Far more culpable are the gearheads who futz around with distance gizmos, or who treat golf as some kind of pathway to betterment, managing a round in almost religious subservience to detailed plans laid out by web gurus and their cash-cow online courses. And let’s not forget amateurs like my friend up ahead, who are in thrall to the deliberations of slow-play specialists such as tour pro Bryson DeChambeau.

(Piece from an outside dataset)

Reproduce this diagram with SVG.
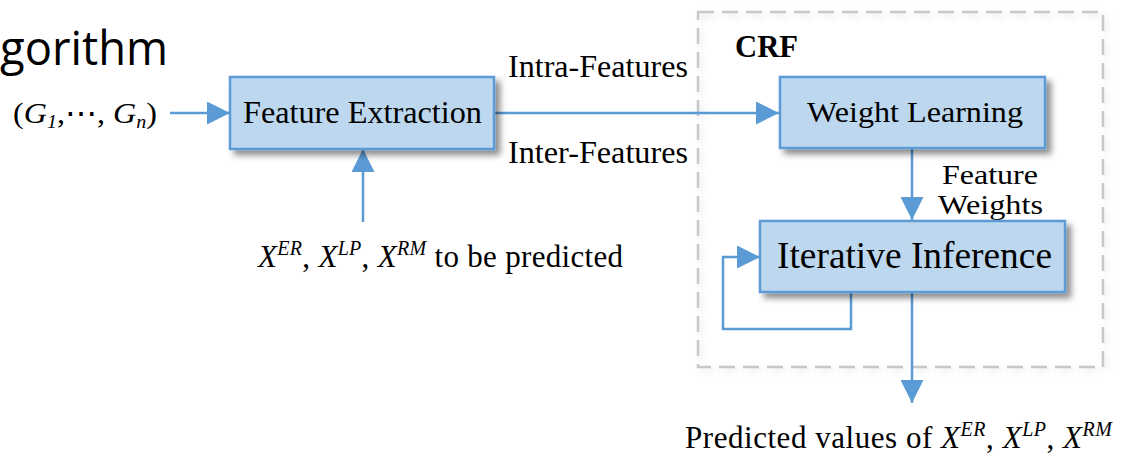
<svg xmlns="http://www.w3.org/2000/svg" width="1128" height="455" viewBox="0 0 1128 455">
<style>
.t{font-family:'Liberation Serif','DejaVu Serif','Times New Roman',serif;fill:#000}
.box{fill:#BDD7EE;stroke:#5B9BD5;stroke-width:2.5}
.ln{fill:none;stroke:#5B9BD5;stroke-width:2.5}
.i{font-style:italic}
</style>
<defs>
<filter id="sh" x="-10%" y="-20%" width="130%" height="150%">
<feDropShadow dx="5" dy="5" stdDeviation="3" flood-color="#000" flood-opacity="0.45"/>
</filter>
<filter id="sh2" x="-5%" y="-5%" width="110%" height="110%">
<feDropShadow dx="3" dy="3" stdDeviation="3" flood-color="#9bb0c8" flood-opacity="0.35"/>
</filter>
<marker id="ah" markerUnits="userSpaceOnUse" markerWidth="23" markerHeight="23" viewBox="0 0 23 23" refX="23" refY="11.5" orient="auto">
<path d="M0,0 L23,11.5 L0,23 Z" fill="#5B9BD5"/>
</marker>
</defs>
<rect width="1128" height="455" fill="#fff"/>
<text x="0" y="65" font-family="'Open Sans','Noto Sans',sans-serif" font-size="47" textLength="168" lengthAdjust="spacingAndGlyphs">gorithm</text>
<g id="crf">
<rect x="698" y="12" width="405" height="355" fill="none" stroke="#C8C8C8" stroke-width="2.5" stroke-dasharray="16,8" filter="url(#sh2)"/>
<text class="t" font-family="Liberation Serif, serif" x="735" y="57" font-size="31" font-weight="bold" textLength="63" lengthAdjust="spacingAndGlyphs">CRF</text>
</g>
<g id="connectors">
<line class="ln" x1="170" y1="113" x2="230" y2="113" marker-end="url(#ah)"/>
<line class="ln" x1="494" y1="113" x2="779" y2="113" marker-end="url(#ah)"/>
<line class="ln" x1="363" y1="222" x2="363" y2="149" marker-end="url(#ah)"/>
<line class="ln" x1="912" y1="148" x2="912" y2="220" marker-end="url(#ah)"/>
<polyline class="ln" points="851,292 851,329 723,329 723,257 760,257" marker-end="url(#ah)"/>
<line class="ln" x1="912" y1="292" x2="912" y2="403" marker-end="url(#ah)"/>
</g>
<g id="input">
<text class="t" font-family="Liberation Serif, serif" x="13" y="123" font-size="29" textLength="144" lengthAdjust="spacingAndGlyphs">(<tspan class="i">G</tspan><tspan class="i" font-size="18" dy="5">1</tspan><tspan dy="-5">,⋯, </tspan><tspan class="i">G</tspan><tspan class="i" font-size="18" dy="5">n</tspan><tspan dy="-5">)</tspan></text>
</g>
<g id="feature-extraction">
<rect class="box" x="230" y="77" width="264" height="72" filter="url(#sh)"/>
<text class="t" font-family="Liberation Serif, serif" x="243" y="123" font-size="31" textLength="239" lengthAdjust="spacingAndGlyphs">Feature Extraction</text>
</g>
<g id="labels">
<text class="t" font-family="Liberation Serif, serif" x="508" y="77" font-size="31" textLength="180" lengthAdjust="spacingAndGlyphs">Intra-Features</text>
<text class="t" font-family="Liberation Serif, serif" x="508" y="163" font-size="31" textLength="180" lengthAdjust="spacingAndGlyphs">Inter-Features</text>
<text class="t" font-family="Liberation Serif, serif" x="942" y="184" font-size="27" textLength="96" lengthAdjust="spacingAndGlyphs">Feature</text>
<text class="t" font-family="Liberation Serif, serif" x="938" y="214" font-size="27" textLength="105" lengthAdjust="spacingAndGlyphs">Weights</text>
</g>
<g id="weight-learning">
<rect class="box" x="780" y="77" width="265" height="71" filter="url(#sh)"/>
<text class="t" font-family="Liberation Serif, serif" x="807" y="122" font-size="30" textLength="216" lengthAdjust="spacingAndGlyphs">Weight Learning</text>
</g>
<g id="iterative-inference">
<rect class="box" x="760" y="221" width="305" height="71" filter="url(#sh)"/>
<text class="t" font-family="Liberation Serif, serif" x="777" y="268" font-size="37" textLength="275" lengthAdjust="spacingAndGlyphs">Iterative Inference</text>
</g>
<g id="to-predict">
<text class="t" font-family="Liberation Serif, serif" x="258" y="267" font-size="31" textLength="365" lengthAdjust="spacing"><tspan class="i">X</tspan><tspan class="i" font-size="20" dy="-12">ER</tspan><tspan dy="12">, </tspan><tspan class="i">X</tspan><tspan class="i" font-size="20" dy="-12">LP</tspan><tspan dy="12">, </tspan><tspan class="i">X</tspan><tspan class="i" font-size="20" dy="-12">RM</tspan><tspan dy="12"> to be predicted</tspan></text>
</g>
<g id="predicted">
<text class="t" font-family="Liberation Serif, serif" x="685" y="448" font-size="31" textLength="427" lengthAdjust="spacing">Predicted values of <tspan class="i">X</tspan><tspan class="i" font-size="20" dy="-12">ER</tspan><tspan dy="12">, </tspan><tspan class="i">X</tspan><tspan class="i" font-size="20" dy="-12">LP</tspan><tspan dy="12">, </tspan><tspan class="i">X</tspan><tspan class="i" font-size="20" dy="-12">RM</tspan></text>
</g>
</svg>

Slow play is the crime that will kill golf. Not the whiskey-swilling old duffers who don’t want to let the womenfolk into the club except to buy Christmas presents for their husbands, although the grillroom-cocktail generation are responsible for golf’s loss of face with today’s more open-minded youth. The sport’s expense is also not culpable for killing the future of the game. Around the world, clubs with six-figure membership fees are enjoying high demand, and many specialist equipment manufacturers are still printing money.
No, golf’s great problem is that it has become slower at a time when the world has sped up. When life is a 4K blur and switching off is a distant second to being always on, some might call the ponderousness of golf a virtue, and to a point, it can be. But slow works only until the mind begins to wonder if time couldn’t be better spent. Until it gets bored—or, in the case of this golfer, shouty.
All is not lost, however. This year, the European Tour introduced a slow-play rule, which appears to be speeding the game up, although not by much. At the same time, golf participation in the US is actually rising. The National Golf Foundation calculated that, between 2014 and 2018, total golf participation went up from 30 million to 33.5 million players. Business is good, too. In 2018, the World Golf Foundation tallied the economic activity of golf in the US for 2016 at about $84 billion a year, up 22 percent from its 2011 figures. Golf isn’t dead yet.
But solid numbers can’t mask the problem. Much of that participation growth was in off-course simulator experiences such as Topgolf, which is bowling with golf balls. Golf’s authorities still need to focus on getting golfers through courses more quickly. Otherwise, they’ll find something else to shout about.